Saturday, January 03, 2009

shit.

seems like 2009's troubles are already here.

this song springs to mind:
i look to the shepherd
he meets all my needs
beside the still waters, He faithfully leads
bringing peace to my soul..

at this point in time:
i am not looking to the shepherd
i probably don't trust him to meet all my needs
i know he faithfully leads but i'm not following
that's probably why there isn't peace in my soul.
--
on a brighter note, been stuck in front of the teevee past 2 days bringing myself and diana up to speed with 'The Little Nyonya' on mobtv, which by the way ends monday. think we watched something like 23 episodes in 2 days. going to finish the remaining 9 tomorrow. it's a good drama serial, good plot, etc. i should know. showoff.

more apparent.

don't know why history repeats itself.

situ's words stick in my head.

it happened once a few year's back, it's happening again.

what is wrong with me? were my motives wrong? did i crave something more than what i should?

all i know is that it may be time to take my hands off. not ideal situation - i certainly feel i could do much more for them.

not anymore, like last time, not anymore.

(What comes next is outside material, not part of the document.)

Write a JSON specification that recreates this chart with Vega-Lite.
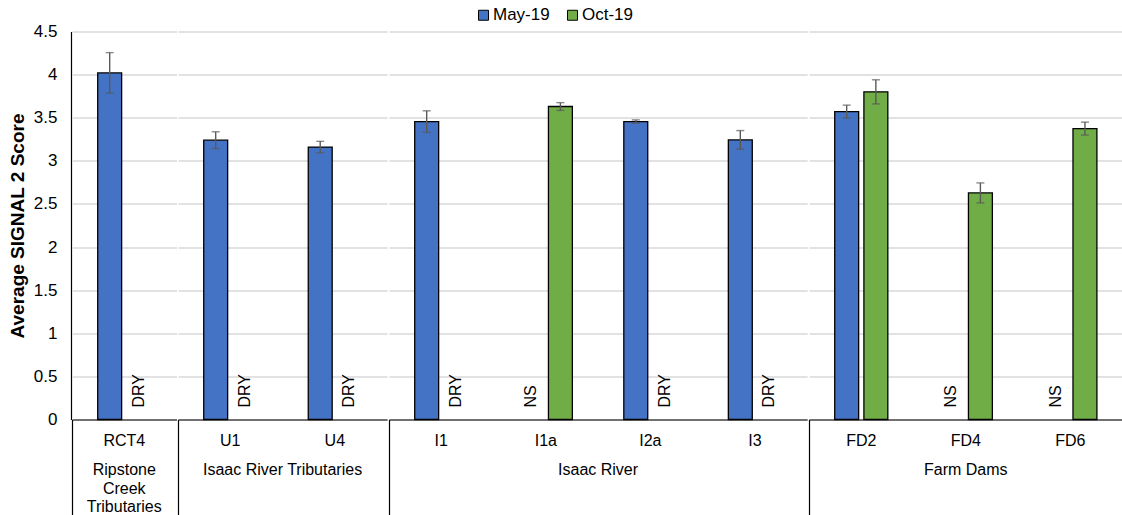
{
  "$schema": "https://vega.github.io/schema/vega-lite/v6.json",
  "padding": {"left": 8, "top": 6.5, "right": 0, "bottom": 0},
  "data": {
    "values": [
      {"group": "Ripstone Creek Tributaries", "site": "RCT4", "period": "May-19", "value": 4.02, "se": 0.235, "note": null},
      {"group": "Ripstone Creek Tributaries", "site": "RCT4", "period": "Oct-19", "value": null, "se": null, "note": "DRY"},
      {"group": "Isaac River Tributaries", "site": "U1", "period": "May-19", "value": 3.24, "se": 0.097, "note": null},
      {"group": "Isaac River Tributaries", "site": "U1", "period": "Oct-19", "value": null, "se": null, "note": "DRY"},
      {"group": "Isaac River Tributaries", "site": "U4", "period": "May-19", "value": 3.16, "se": 0.066, "note": null},
      {"group": "Isaac River Tributaries", "site": "U4", "period": "Oct-19", "value": null, "se": null, "note": "DRY"},
      {"group": "Isaac River", "site": "I1", "period": "May-19", "value": 3.455, "se": 0.125, "note": null},
      {"group": "Isaac River", "site": "I1", "period": "Oct-19", "value": null, "se": null, "note": "DRY"},
      {"group": "Isaac River", "site": "I1a", "period": "May-19", "value": null, "se": null, "note": "NS"},
      {"group": "Isaac River", "site": "I1a", "period": "Oct-19", "value": 3.63, "se": 0.045, "note": null},
      {"group": "Isaac River", "site": "I2a", "period": "May-19", "value": 3.455, "se": 0.02, "note": null},
      {"group": "Isaac River", "site": "I2a", "period": "Oct-19", "value": null, "se": null, "note": "DRY"},
      {"group": "Isaac River", "site": "I3", "period": "May-19", "value": 3.243, "se": 0.108, "note": null},
      {"group": "Isaac River", "site": "I3", "period": "Oct-19", "value": null, "se": null, "note": "DRY"},
      {"group": "Farm Dams", "site": "FD2", "period": "May-19", "value": 3.571, "se": 0.075, "note": null},
      {"group": "Farm Dams", "site": "FD2", "period": "Oct-19", "value": 3.80, "se": 0.14, "note": null},
      {"group": "Farm Dams", "site": "FD4", "period": "May-19", "value": null, "se": null, "note": "NS"},
      {"group": "Farm Dams", "site": "FD4", "period": "Oct-19", "value": 2.628, "se": 0.116, "note": null},
      {"group": "Farm Dams", "site": "FD6", "period": "May-19", "value": null, "se": null, "note": "NS"},
      {"group": "Farm Dams", "site": "FD6", "period": "Oct-19", "value": 3.374, "se": 0.075, "note": null}
    ]
  },
  "facet": {
    "column": {
      "field": "group",
      "type": "nominal",
      "sort": ["Ripstone Creek Tributaries", "Isaac River Tributaries", "Isaac River", "Farm Dams"],
      "title": null,
      "header": {
        "labelOrient": "bottom",
        "labelBaseline": "top",
        "labelFontSize": 16,
        "labelColor": "#000000",
        "labelPadding": -53.5,
        "labelLineHeight": 18.5,
        "labelExpr": "datum.value == 'Ripstone Creek Tributaries' ? split(datum.value, ' ') : datum.value"
      }
    }
  },
  "spacing": 0,
  "resolve": {"scale": {"x": "independent"}},
  "spec": {
    "width": {"step": 29.18},
    "height": 388,
    "encoding": {
      "x": {
        "field": "site",
        "type": "nominal",
        "sort": null,
        "scale": {"paddingInner": 0.492, "paddingOuter": 0.246},
        "axis": {
          "title": null,
          "labelAngle": 0,
          "labelFontSize": 16,
          "labelColor": "#000000",
          "domainColor": "#000000",
          "domainWidth": 1.2,
          "tickSize": 95,
          "tickWidth": 1.2,
          "bandPosition": -0.484,
          "tickColor": {"condition": {"test": "datum.index == 0", "value": "#000000"}, "value": "transparent"},
          "labelPadding": -82
        }
      },
      "xOffset": {"field": "period", "type": "nominal", "scale": {"paddingInner": 0.18}}
    },
    "layer": [
      {
        "mark": {"type": "bar", "stroke": "#000000", "strokeWidth": 1.3},
        "encoding": {
          "y": {
            "field": "value",
            "type": "quantitative",
            "title": "Average SIGNAL 2 Score",
            "scale": {"domain": [0, 4.5], "nice": false},
            "axis": {
              "title": "Average SIGNAL 2 Score",
              "values": [0, 0.5, 1, 1.5, 2, 2.5, 3, 3.5, 4, 4.5],
              "format": "~g",
              "grid": true,
              "gridColor": "#d9d9d9",
              "gridWidth": 1.3,
              "ticks": false,
              "domainColor": "#000000",
              "domainWidth": 1.2,
              "labelFontSize": 17,
              "labelColor": "#000000",
              "labelPadding": 14,
              "titleFontSize": 19,
              "titleFontWeight": "bold",
              "titleColor": "#000000",
              "titlePadding": 6
            }
          },
          "color": {
            "field": "period",
            "type": "nominal",
            "scale": {"domain": ["May-19", "Oct-19"], "range": ["#4472C4", "#70AD47"]},
            "legend": {
              "title": null,
              "orient": "none",
              "legendX": 403,
              "legendY": -25,
              "direction": "horizontal",
              "symbolType": "square",
              "symbolSize": 100,
              "symbolStrokeColor": "#000000",
              "symbolStrokeWidth": 1,
              "labelFontSize": 17,
              "labelColor": "#000000",
              "labelOffset": 1,
              "columnPadding": 14
            }
          }
        }
      },
      {
        "transform": [{"filter": "isValid(datum.value)"}],
        "mark": {"type": "errorbar", "color": "#595959", "thickness": 1.4, "ticks": {"size": 8, "thickness": 1.4, "color": "#595959"}},
        "encoding": {
          "y": {"field": "value", "type": "quantitative", "title": "Average SIGNAL 2 Score"},
          "yError": {"field": "se"}
        }
      },
      {
        "transform": [{"filter": "datum.note != null"}],
        "mark": {"type": "text", "angle": 270, "align": "left", "baseline": "middle", "dx": 12, "fontSize": 16, "color": "#000000"},
        "encoding": {
          "y": {"datum": 0},
          "text": {"field": "note"}
        }
      }
    ]
  },
  "config": {
    "font": "Liberation Sans",
    "view": {"stroke": null}
  }
}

since you want it, i pass it on to you.

it's better this way. no more second-guesses, no more fears, no more concerns, no more interference for you from me, in whatever battles you are fighting.

a pawn,
no more.

take bloody good care of them,
make no mistake though, i know the motivation for the battles you're fighting.

nothing to lose.

been thinking about what someone once told me long time ago. i used to think that it didn't make sense, that it was a result of one drawing away from God. more so recently though, that person's words are starting to hold some truth, making some sense.

perhaps it's really better to slack off.
perhaps it's really easier on the heart if i didn't bother that much.
perhaps being a nominal youth leader would mean lesser problems.
perhaps life will really be more carefree without those concerns.
perhaps life will really be plagued with lesser worries if i didn't serve.
perhaps not investing so much time in people would protect myself.

then,
perhaps people will truly appreciate your work.
perhaps people will really know the difference that you make.
perhaps people will show concern for you because they really care for you and not because of some of other reason.
perhaps not investing so much time in people would protect myself.
perhaps it'll be cool to just come to church at 3.20pm, sit in, worship, listen to sermon, go home.
--
i just like to say that in life, things aren't exactly what they seem to be. in fact, things are never what they seem to be. and before anyone thinks that i'm being an eternal sceptic, i'm not.

it's true.

just stating what i know for some time now of others & myself. things are never what they seem they are - with others and with me.

we're all pawns in each other's battles.
we make others pawns in our own battles, where we ourselves reign as king.

a vicious cycle.
who prevails?
who will declare 'checkmate' 1st?
whose 'checkmate' will matter most?

time will tell. for now though, i can tell.